I appreciate hearing from you that I am correcting interpretating the way that improvements should depreciated (as expressed in the first and second paragraphs of my emails).
However perhaps I was not clear in the third paragraph regarding the plumbing expenses that I recently incurred. In fact, the plumber did replaced my old garbage disposal with a brand new, top-of-the line garbage disposal. I looked at my receipt again and it shows the material and labor charges for this replacement to be $905. Also the plumber replaced all of the plastic plumbing tubes under sink with new, better quality metal ones at a material and labor cost of $205. The clearing of the clogged drain he did for "free" which, of course, was rolled into the listed charges. So it seems pretty clear to me that the replacement of garbage disposal should be depreciated. The replacement of the plumbing perhaps should also be depreciated since it represents an improvement. However, I believe I read that small improvements costing less than $500 can be expensed. What are you thoughts regarding this?

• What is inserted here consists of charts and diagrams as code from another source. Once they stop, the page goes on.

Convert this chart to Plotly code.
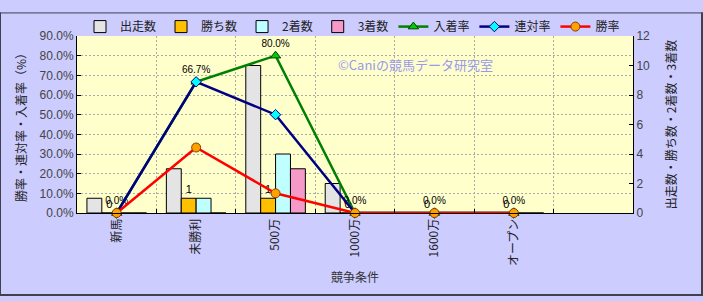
import plotly.graph_objects as go

categories = ["新馬", "未勝利", "500万", "1000万", "1600万", "オープン", " "]
starts = [1, 3, 10, 2, 0, 0, None]
wins = [0, 1, 1, 0, 0, 0, None]
seconds = [0, 1, 4, 0, 0, 0, None]
thirds = [0, 0, 3, 0, 0, 0, None]
place_rate = [0.0, 66.7, 80.0, 0.0, 0.0, 0.0, None]
quinella_rate = [0.0, 66.7, 50.0, 0.0, 0.0, 0.0, None]
win_rate = [0.0, 33.3, 10.0, 0.0, 0.0, 0.0, None]

FONT = "Liberation Sans, Noto Sans CJK JP, sans-serif"
JFONT = "Noto Sans CJK JP, sans-serif"

fig = go.Figure()

bar_specs = [
    ("出走数", starts, "#E4E4E4", False),
    ("勝ち数", wins, "#FFC000", True),
    ("2着数", seconds, "#C0FFFF", False),
    ("3着数", thirds, "#F59AC8", False),
]
for name, vals, col, lab in bar_specs:
    kw = {}
    if lab:
        kw = dict(text=[("" if v is None else str(v)) for v in vals],
                  textposition="outside", textfont=dict(size=11, color="#000000", family=FONT),
                  cliponaxis=False)
    fig.add_trace(go.Bar(name=name, x=categories, y=vals, yaxis="y",
                         marker=dict(color=col, line=dict(color="#000000", width=1)), **kw))

fig.add_trace(go.Scatter(name="入着率", x=categories, y=place_rate, yaxis="y2", mode="lines+markers+text",
                         line=dict(color="#008000", width=2.5),
                         marker=dict(symbol="triangle-up", size=9, color="#00CC00", line=dict(color="#004000", width=1)),
                         text=[("" if v is None else f"{v:.1f}%") for v in place_rate],
                         textposition="top center", textfont=dict(size=10, color="#000000", family=FONT),
                         cliponaxis=False))
fig.add_trace(go.Scatter(name="連対率", x=categories, y=quinella_rate, yaxis="y2", mode="lines+markers",
                         line=dict(color="#000080", width=2.5),
                         marker=dict(symbol="diamond", size=8, color="#00FFFF", line=dict(color="#000080", width=1)),
                         cliponaxis=False))
fig.add_trace(go.Scatter(name="勝率", x=categories, y=win_rate, yaxis="y2", mode="lines+markers",
                         line=dict(color="#FF0000", width=2.5),
                         marker=dict(symbol="circle", size=9, color="#FFA000", line=dict(color="#804000", width=1)),
                         cliponaxis=False))

L, R, T, B = 77, 70, 25, 88
W, H = 703, 301
pw, ph = W - L - R, H - T - B

def px(x):
    return (x - L) / pw

def py(y):
    return (H - B - y) / ph

shapes = [
    dict(type="line", xref="paper", yref="paper", x0=px(0.5), x1=px(0.5), y0=py(0), y1=py(301), line=dict(color="#404050", width=1)),
    dict(type="line", xref="paper", yref="paper", x0=px(0), x1=px(703), y0=py(0.5), y1=py(0.5), line=dict(color="#404050", width=1)),
    dict(type="line", xref="paper", yref="paper", x0=px(702), x1=px(702), y0=py(0), y1=py(301), line=dict(color="#404050", width=2)),
    dict(type="line", xref="paper", yref="paper", x0=px(0), x1=px(703), y0=py(300), y1=py(300), line=dict(color="#404050", width=2)),
]

fig.update_layout(
    width=W, height=H,
    margin=dict(l=L, r=R, t=T, b=B, pad=0),
    paper_bgcolor="#CCCCFF",
    plot_bgcolor="#FFFFCC",
    barmode="group", bargap=0.25, bargroupgap=0,
    font=dict(family=FONT, size=11, color="#333333"),
    showlegend=True,
    legend=dict(orientation="h", x=px(80), y=py(15), xanchor="left", yanchor="middle",
                bgcolor="rgba(0,0,0,0)", font=dict(family=JFONT, size=12, color="#222222"),
                itemwidth=30, tracegroupgap=0, traceorder="normal"),
    xaxis=dict(type="category", categoryorder="array", categoryarray=categories,
               tickson="boundaries", showgrid=True, gridcolor="#AAAAAA", griddash="2px,2px", gridwidth=1,
               tickangle=-90, ticks="inside", ticklen=4, tickcolor="#000000",
               showline=True, linecolor="#000000", linewidth=1,
               tickfont=dict(family=JFONT, size=12, color="#222222"),
               title=dict(text="競争条件", font=dict(family=JFONT, size=12, color="#333333"), standoff=8),
               range=[-0.5, 6.5]),
    yaxis=dict(side="right", range=[0, 12], dtick=2, showgrid=False, zeroline=False,
               ticks="inside", ticklen=4, tickcolor="#000000",
               showline=True, linecolor="#000000", linewidth=1, mirror=False,
               tickfont=dict(family=FONT, size=12, color="#444444"),
               title=dict(text="出走数・勝ち数・2着数・3着数", font=dict(family=JFONT, size=12, color="#222222"), standoff=18)),
    yaxis2=dict(side="left", overlaying="y", range=[0, 90], dtick=10, ticksuffix="%", tickformat=".1f",
                showgrid=True, gridcolor="#AAAAAA", griddash="2px,2px", gridwidth=1, zeroline=False,
                ticks="inside", ticklen=4, tickcolor="#000000",
                showline=True, linecolor="#000000", linewidth=1,
                tickfont=dict(family=FONT, size=12, color="#444444"),
                title=dict(text="勝率・連対率・入着率（%）", font=dict(family=JFONT, size=12, color="#222222"), standoff=10)),
    shapes=shapes,
    annotations=[dict(text="©Caniの競馬データ研究室", xref="paper", yref="paper", x=px(495), y=py(43),
                      showarrow=False, font=dict(family=JFONT, size=13, color="#9999EE"))],
)

fig.write_html("out.html")
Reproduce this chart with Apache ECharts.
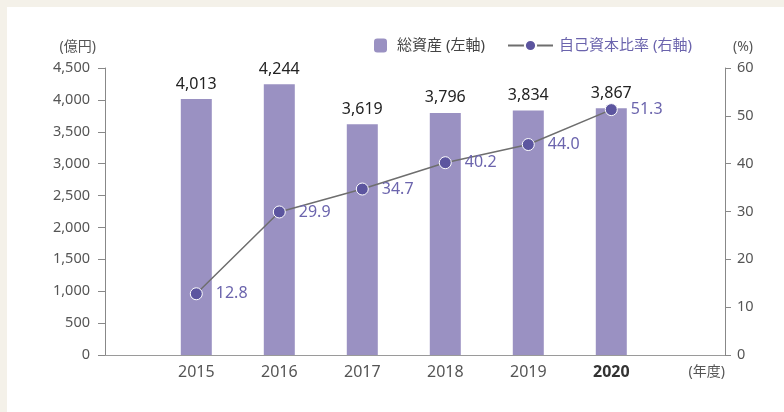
<!DOCTYPE html>
<html><head><meta charset="utf-8">
<script src="https://cdn.jsdelivr.net/npm/echarts@6/dist/echarts.min.js"></script>
<style>
html,body{margin:0;padding:0;background:#f4f1e9;}
#bg{position:absolute;left:7px;top:7px;width:777px;height:405px;background:#fff;}
#c{position:absolute;left:0;top:0;width:784px;height:412px;}
</style></head><body>
<div id="bg"></div><div id="c"></div>
<script>
const years = [2015, 2016, 2017, 2018, 2019, 2020];
const totalAssets = [4013, 4244, 3619, 3796, 3834, 3867];
const equityRatio = [12.8, 29.9, 34.7, 40.2, 44.0, 51.3];
const barName = '総資産 (左軸)';
const lineName = '自己資本比率 (右軸)';
const leftUnit = '(億円)';
const rightUnit = '(%)';
const xUnit = '(年度)';

const FONT = "'Noto Sans', 'Noto Sans CJK JP', sans-serif";
const chart = echarts.init(document.getElementById('c'));
chart.setOption({
  backgroundColor: 'transparent',
  textStyle: { fontFamily: FONT },
  animation: false,
  grid: { left: 105, right: 59, top: 68, bottom: 57 },
  legend: [
    { left: 369, top: 33, itemWidth: 13, itemHeight: 14, data: [barName],
      textStyle: { fontFamily: FONT, fontSize: 15, color: '#444', padding: [0,0,0,5] } },
    { left: 502, top: 33, itemWidth: 45, itemHeight: 14, data: [lineName],
      textStyle: { fontFamily: FONT, fontSize: 15, color: '#6b64ad', padding: [0,0,0,1] } }
  ],
  xAxis: {
    type: 'value', min: 2013.9, max: 2021.37,
    splitLine: { show: false },
    axisTick: { show: false },
    axisLine: { show: true, lineStyle: { color: '#9a9a9a', width: 1 } },
    axisLabel: {
      showMinLabel: false, showMaxLabel: false,
      margin: 9, fontSize: 16, color: '#555', fontFamily: FONT,
      formatter: v => years.indexOf(v) < 0 ? '' : (v === 2020 ? '{b|' + v + '}' : String(v)),
      rich: { b: { fontWeight: 'bold', fontSize: 16, color: '#333', fontFamily: FONT } }
    },
    name: xUnit, nameLocation: 'end', nameGap: 0,
    nameTextStyle: { align: 'right', verticalAlign: 'top', padding: [10, 0, 0, 0], fontSize: 14, color: '#555', fontFamily: FONT }
  },
  yAxis: [
    { type: 'value', min: 0, max: 4500, interval: 500,
      splitLine: { show: false },
      axisLine: { show: true, lineStyle: { color: '#888' } },
      axisTick: { show: true, inside: false, length: 7, lineStyle: { color: '#888' } },
      axisLabel: { margin: 15, fontSize: 14.5, color: '#555', fontFamily: FONT,
        formatter: v => v.toLocaleString('en-US') },
      name: leftUnit, nameLocation: 'end', nameGap: 14,
      nameTextStyle: { align: 'right', padding: [0, 9, 0, 0], fontSize: 14, color: '#555', fontFamily: FONT }
    },
    { type: 'value', min: 0, max: 60, interval: 10, position: 'right',
      splitLine: { show: false },
      axisLine: { show: true, lineStyle: { color: '#888' } },
      axisTick: { show: true, inside: false, length: 6, lineStyle: { color: '#888' } },
      axisLabel: { margin: 12, fontSize: 14.5, color: '#555', fontFamily: FONT },
      name: rightUnit, nameLocation: 'end', nameGap: 14,
      nameTextStyle: { align: 'left', padding: [0, 0, 0, 8], fontSize: 14, color: '#555', fontFamily: FONT }
    }
  ],
  series: [
    { name: barName, type: 'bar', yAxisIndex: 0, barWidth: 31,
      itemStyle: { color: '#9a91c2' },
      data: years.map((y, i) => [y, totalAssets[i]]),
      label: { show: true, position: 'top', distance: 7, fontSize: 16, color: '#222', fontFamily: FONT,
        formatter: p => p.value[1].toLocaleString('en-US') }
    },
    { name: lineName, type: 'line', yAxisIndex: 1,
      symbol: 'circle', symbolSize: 12,
      lineStyle: { color: '#6e6e6e', width: 1.5 },
      itemStyle: { color: '#5c559f', borderColor: '#fff', borderWidth: 1 },
      data: years.map((y, i) => [y, equityRatio[i]]),
      label: { show: true, position: 'right', distance: 13, fontSize: 16, color: '#6b64ad', fontFamily: FONT,
        formatter: p => p.value[1].toFixed(1) },
      z: 3
    }
  ]
});
</script></body></html>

Also you had not provided a reply to the second half of the third paragraph. For future reference I am trying to ascertain whether I can depreciate a portion of the cost of the replacement of something like a garbage disposal or a hot water heater as a home office expense since while working at home I obviously will need to use hot water and the use of my kitchen.
Finally another question that I would like to ask is this. Is my understanding correct that even if I chose not to depreciate on my tax returns the portion of my home that I'm using as a home office as well as the room I'm renting, when I go to sell my home, I would still have to account for the tax benefit that I am entitled to due to depreciation when calculating the taxes due from the sale of the house.